Хроники русского быта. 1950-1990 гг - стр. 25
Горноалтайские селяне
Зимами 1976–1978гг мы время от времени охотились в горах Алтая, к западу и востоку от селения Онгудай, что на Чуйском тракте. В Онгудае жил хороший знакомый Доктора (см.); он заведовал местной подстанцией, был заядлым охотником и давал нам «наводку» с учётом текущего момента. В один из приездов он направил нас к отдалённому зимнему стойбищу, где со своей семьёй всю зиму жил молодой алтаец-чабан. Пообещав нам хорошую, то есть ясную, безоблачную погоду, энергетик предупредил о надвигающемся морозе, ещё раз разъяснил дальнюю дорогу и заметил, что если не собьёмся с пути, то за десять вёрст до конечной цели мы должны миновать маленькую алтайскую деревушку. В качестве особой приметы этого селения, насчитывающего, по его данным, человек шестьдесят, он указал странную особенность. По его словам, деревушка эта была экспериментом горно-алтайских властей по изменению образа жизни коренного населения края. Привыкших к кочевой жизни скотоводов решили приучить к новым способам ведения животноводства, для чего бесплатно построили им пяток добротных бревенчатых домов с хорошими печами и с просторными приусадебными участками. После того, как несколько отобранных из ближайшей округи семей вселились в новенькие дома, а высокие власти приняли новостройку и уехали, хозяева новых изб спешно возвели на приусадебных участках милые их сердцу юрты из дерюг и шкур, переехали туда со своими семьями, а избы использовали как удобные, просторные складские помещения.

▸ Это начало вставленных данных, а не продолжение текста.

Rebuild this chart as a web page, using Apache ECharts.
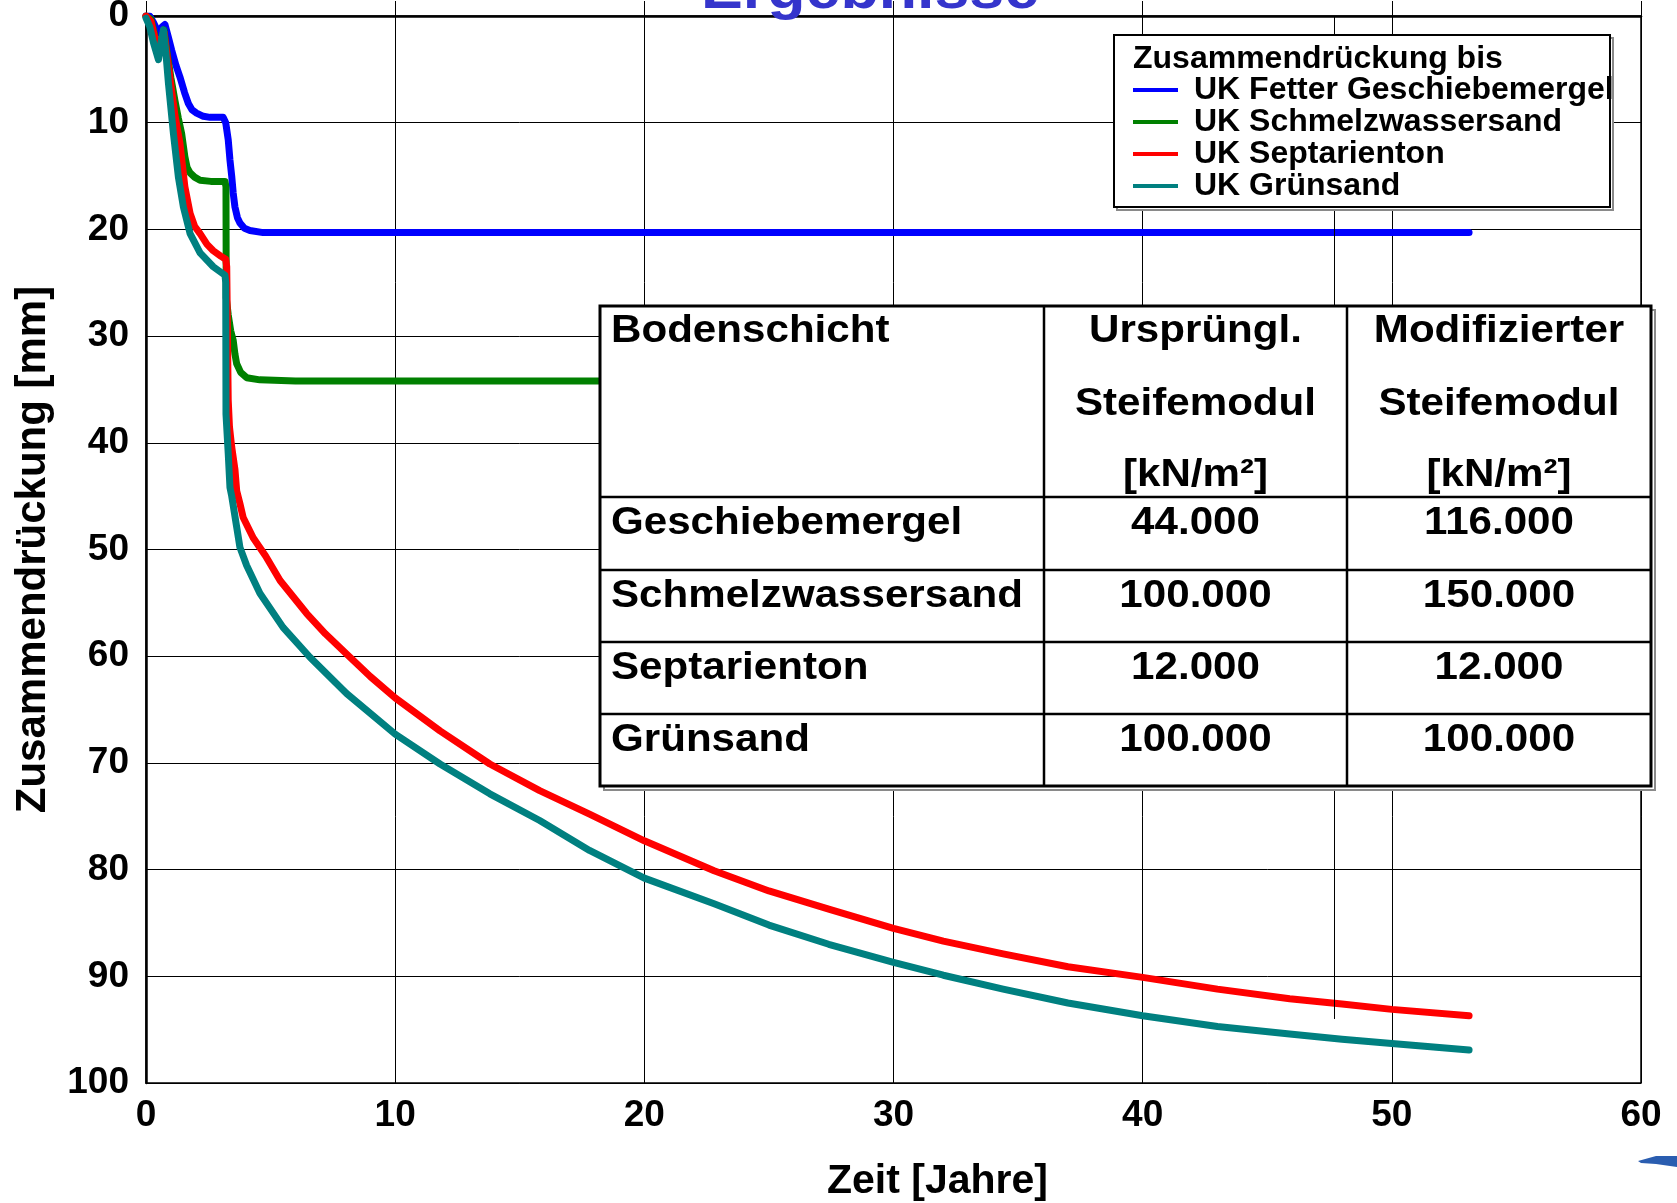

– Как только увидите новые избы без дыма из труб, а возле них юрты с дымами наверху, – значит, вы на правильном пути, проезжайте мимо и через десять вёрст будете на стойбище.
Мы выехали морозным солнечным утром и приготовились к двухчасовому первому броску до странного селения. Пролетело три часа, мы не сбились с пути и подъехали к живописному архитектурному комплексу из новых изб и неопрятных «дымящих сверху» юрт. Никого не было ни возле юрт, ни возле изб, – ни людей, ни собак. Стояла полная тишина, горы сияли снежным солнцем, небо светилось тёмной, прекрасной голубизной.
Мы с Доктором решили всё-таки поздороваться с селянами и двинулись в сторону ближайшей юрты. Недалеко от неё мы наткнулись на какой-то тряпичный свёрток; подняли, отряхнули, – оказался маленький ребёнок, голышом в телогрейке и валенках на босу ногу, без сознания. Приблизив лицо к его рту, чтобы проверить дыхание, я ощутил запах сивухи. Донесли мальчика до юрты, зашли за полог. Вокруг дымного очага на тряпье лежали в забытьи пьяные алтайцы, одна лишь старая женщина с трубкой в зубах полулёжа, молча и безразлично смотрела на нас. Попробовали заговорить с ней, – не получилось. Прошли ещё несколько юрт – такая же картина. Все в этом селении, от мала до велика, были совершенно пьяны. Поискали на снегу маленьких детей, – больше не было. Мы поехали дальше.
Снова вокруг нас воцарился чистый, с белым, голубым, зелёным и синим цветами солнечный мир. Мы проехали около часа по твёрдому насту, лежащему на крепком льду речки в глубине ущелья, свернули на плавный подъём и ещё через час оказались у большого бревенчатого дома, из трубы которого поднимался играющий в солнечных лучах бело-синий дым. Недалеко от дома стояла юрта, а подальше – два длинных деревянных строения. Нас уже поджидал хозяин – молодой, с очень выразительным тонким лицом чабан. Он показал место для машины, помог нам разгрузиться, провёл в подготовленную комнату. В доме было тепло и очень чисто; где-то слышались возбуждённые детские голоса, но видно никого не было. В отведённой для нас комнате прямо на полу, на чистой скатерти располагалось угощение (варёное маралье мясо, копчёный бараний сыр и рубец из бараньих желудков). Мы добавили к нему свои припасы, вручили хозяину гостинцы, уселись на расположенные вокруг скатерти постели и как раз в этот момент солнце зашло за горы, – как это бывает в горах, сразу стемнело.